* MATERIAL PROVIDED:

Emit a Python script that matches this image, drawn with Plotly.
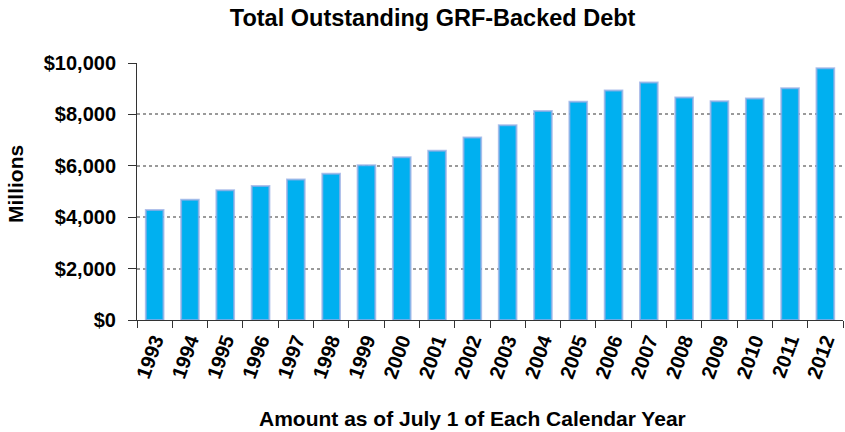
import plotly.graph_objects as go

# Outstanding GRF-backed debt, $ millions, as of July 1 of each year
years = [str(y) for y in range(1993, 2013)]
debt_millions = [4280, 4680, 5050, 5210, 5470, 5690, 6020, 6330, 6590, 7100,
                 7580, 8130, 8490, 8930, 9240, 8660, 8510, 8620, 9020, 9800]
y_ticks = [0, 2000, 4000, 6000, 8000, 10000]
y_tick_text = ["$0", "$2,000", "$4,000", "$6,000", "$8,000", "$10,000"]

FONT = "Liberation Sans, Arial, sans-serif"
W, H = 845, 432
M_L, M_R, M_T, M_B = 137, 2, 63, 112
PLOT_W, PLOT_H = W - M_L - M_R, H - M_T - M_B


def paper_x(px):
    return (px - M_L) / PLOT_W


def paper_y(py):
    return (H - M_B - py) / PLOT_H


fig = go.Figure(
    go.Bar(
        x=years,
        y=debt_millions,
        width=0.5,
        marker=dict(color="#00B0F0",
                    line=dict(color="rgba(150,172,228,0.75)", width=2)),
        hoverinfo="x+y",
    )
)

fig.update_layout(
    width=W,
    height=H,
    margin=dict(l=M_L, r=M_R, t=M_T, b=M_B),
    paper_bgcolor="white",
    plot_bgcolor="white",
    showlegend=False,
    font=dict(family=FONT, color="black"),
    title=dict(
        text="<b>Total Outstanding GRF-Backed Debt</b>",
        x=0.512, xanchor="center", xref="container",
        y=0.958, yanchor="middle", yref="container",
        font=dict(size=23.5, family=FONT),
    ),
    xaxis=dict(
        type="category",
        tickson="boundaries",
        ticks="outside",
        ticklen=7,
        tickcolor="#333",
        showline=True,
        linecolor="#333",
        linewidth=1,
        showgrid=False,
        tickangle=-70,
        tickfont=dict(size=20, family=FONT, weight="bold"),
    ),
    yaxis=dict(
        range=[0, 10000],
        tickvals=y_ticks,
        ticktext=y_tick_text,
        ticks="outside",
        ticklen=8,
        ticklabelstandoff=8,
        tickcolor="#333",
        showline=True,
        linecolor="#333",
        linewidth=1,
        showgrid=True,
        gridcolor="#9a9a9a",
        griddash="dot",
        gridwidth=1.5,
        zeroline=False,
        tickfont=dict(size=20, family=FONT, weight="bold"),
    ),
    annotations=[
        dict(text="<b>Amount as of July 1 of Each Calendar Year</b>",
             xref="paper", yref="paper", x=paper_x(472), y=paper_y(418),
             xanchor="center", yanchor="middle", showarrow=False,
             font=dict(size=21, family=FONT)),
        dict(text="<b>Millions</b>", textangle=-90,
             xref="paper", yref="paper", x=paper_x(15), y=paper_y(184),
             xanchor="center", yanchor="middle", showarrow=False,
             font=dict(size=21, family=FONT)),
    ],
)

fig.write_html("out.html")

* DO THIS: Return the listing above unchanged, apart from dropping its pictures.

* RESPONSE BELOW:
Emit a Python script that matches this image, drawn with Plotly.
import plotly.graph_objects as go

# Outstanding GRF-backed debt, $ millions, as of July 1 of each year
years = [str(y) for y in range(1993, 2013)]
debt_millions = [4280, 4680, 5050, 5210, 5470, 5690, 6020, 6330, 6590, 7100,
                 7580, 8130, 8490, 8930, 9240, 8660, 8510, 8620, 9020, 9800]
y_ticks = [0, 2000, 4000, 6000, 8000, 10000]
y_tick_text = ["$0", "$2,000", "$4,000", "$6,000", "$8,000", "$10,000"]

FONT = "Liberation Sans, Arial, sans-serif"
W, H = 845, 432
M_L, M_R, M_T, M_B = 137, 2, 63, 112
PLOT_W, PLOT_H = W - M_L - M_R, H - M_T - M_B


def paper_x(px):
    return (px - M_L) / PLOT_W


def paper_y(py):
    return (H - M_B - py) / PLOT_H


fig = go.Figure(
    go.Bar(
        x=years,
        y=debt_millions,
        width=0.5,
        marker=dict(color="#00B0F0",
                    line=dict(color="rgba(150,172,228,0.75)", width=2)),
        hoverinfo="x+y",
    )
)

fig.update_layout(
    width=W,
    height=H,
    margin=dict(l=M_L, r=M_R, t=M_T, b=M_B),
    paper_bgcolor="white",
    plot_bgcolor="white",
    showlegend=False,
    font=dict(family=FONT, color="black"),
    title=dict(
        text="<b>Total Outstanding GRF-Backed Debt</b>",
        x=0.512, xanchor="center", xref="container",
        y=0.958, yanchor="middle", yref="container",
        font=dict(size=23.5, family=FONT),
    ),
    xaxis=dict(
        type="category",
        tickson="boundaries",
        ticks="outside",
        ticklen=7,
        tickcolor="#333",
        showline=True,
        linecolor="#333",
        linewidth=1,
        showgrid=False,
        tickangle=-70,
        tickfont=dict(size=20, family=FONT, weight="bold"),
    ),
    yaxis=dict(
        range=[0, 10000],
        tickvals=y_ticks,
        ticktext=y_tick_text,
        ticks="outside",
        ticklen=8,
        ticklabelstandoff=8,
        tickcolor="#333",
        showline=True,
        linecolor="#333",
        linewidth=1,
        showgrid=True,
        gridcolor="#9a9a9a",
        griddash="dot",
        gridwidth=1.5,
        zeroline=False,
        tickfont=dict(size=20, family=FONT, weight="bold"),
    ),
    annotations=[
        dict(text="<b>Amount as of July 1 of Each Calendar Year</b>",
             xref="paper", yref="paper", x=paper_x(472), y=paper_y(418),
             xanchor="center", yanchor="middle", showarrow=False,
             font=dict(size=21, family=FONT)),
        dict(text="<b>Millions</b>", textangle=-90,
             xref="paper", yref="paper", x=paper_x(15), y=paper_y(184),
             xanchor="center", yanchor="middle", showarrow=False,
             font=dict(size=21, family=FONT)),
    ],
)

fig.write_html("out.html")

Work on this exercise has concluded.